Chapman remembers vividly the outpouring of grief and giving to the victims and their families.

“I donated blood, and for an 11-year-old to give blood I think that’s a big deal,” Chapman said. “There was always someone somewhere having a drive to donate things, clothes, and canned goods. New Yorkers gave back in a serious way.”

Demetrius Gibson, a freshman from Johnstown, Penn., was in school, too, in 4th grade when news broke out. His sister was in the 5th grade at the same school. 

“My mom left work and came to pick us up,” Gibson said. “I really had no idea what was going on until I got home and saw it on the TV. My sister started crying; I just went outside and started riding my bike. She came outside and looked at the sky for any random planes that may be crashing.” 

Gibson soon learned how difficult it was to escape the harsh reality of that day. 

“My mom's best friend from high school actually had a job in the World Trade Center,” she said. “That's when it really hit home because my mom got really emotional, and depressed. Like that's when it start hitting me that a lot of people had lost their lives.” Sadly, the Gibson's family friend did not survive the attack.

Maggie Hitt, manager of the Women's Active Department at Nordstrom, was a senior in high school in Arlington, Va. when the onslaught happened. 

“Everyone was quiet, that's what I remember most,” she said. “All of my teachers were in tears and no one really knew what to do but go home, so that’s what I did.” 

Hitt’s parents didn't work for the government or in the Pentagon but most of her friends' parents did. 

“My parents, a few of my friends and their parents and I decided to stick it out together,” Hitt recounted. “We all gathered in my house and stayed glued to the news. I swear that was the most I ever watched CNN.”

Chapman, Gibson and Hitt agree that America has gone through dramatic changes since the historic attacks. 

“A war started, people's whole lives changed,” Gibson said. “My school amped up the security, and we studied the day more. At my school, we watched these movies that re-enacted the events over and over again.”
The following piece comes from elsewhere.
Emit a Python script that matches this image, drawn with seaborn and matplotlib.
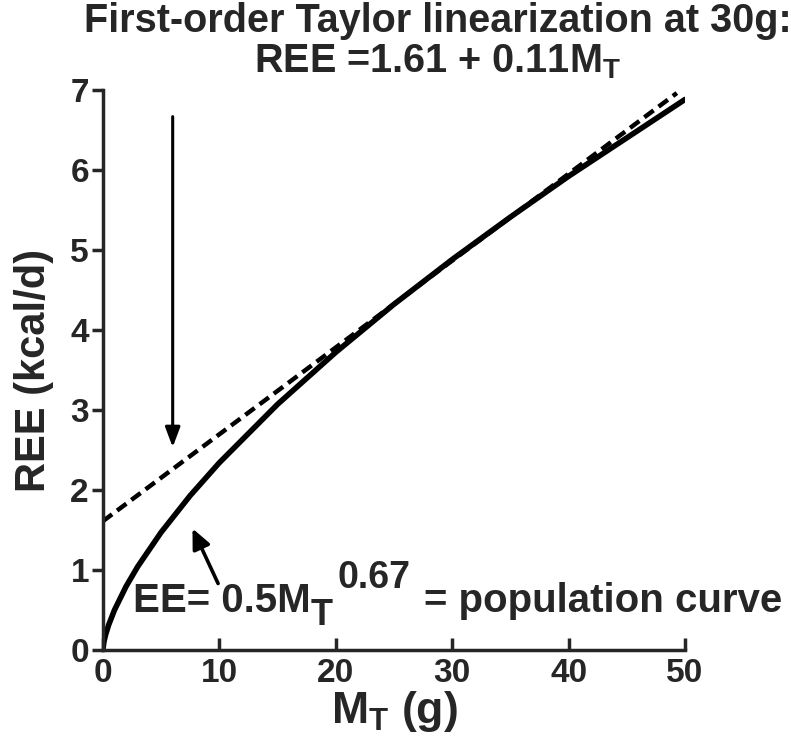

Some of the changes Chapman noticed as a result of the attacks were racial profiling and increased security at the airports. 

“But I think that's just their opportunity to just racial profile Muslims,” he said.

He is also suspicious of the motives behind opposition to Muslims building a recreational center in the vicinity of the World Trade Center.

“People were protesting. I think that’s ridiculous,” Chapman said. “It’s just their way to separate people.”

For Hitt, the Patriot Act is the lasting legacy of 9/11. “It's almost as if America will forever be on its guard now. Like we're scared and just ready for any sort of attack. We'll never be able to fully relax,” Hitt said.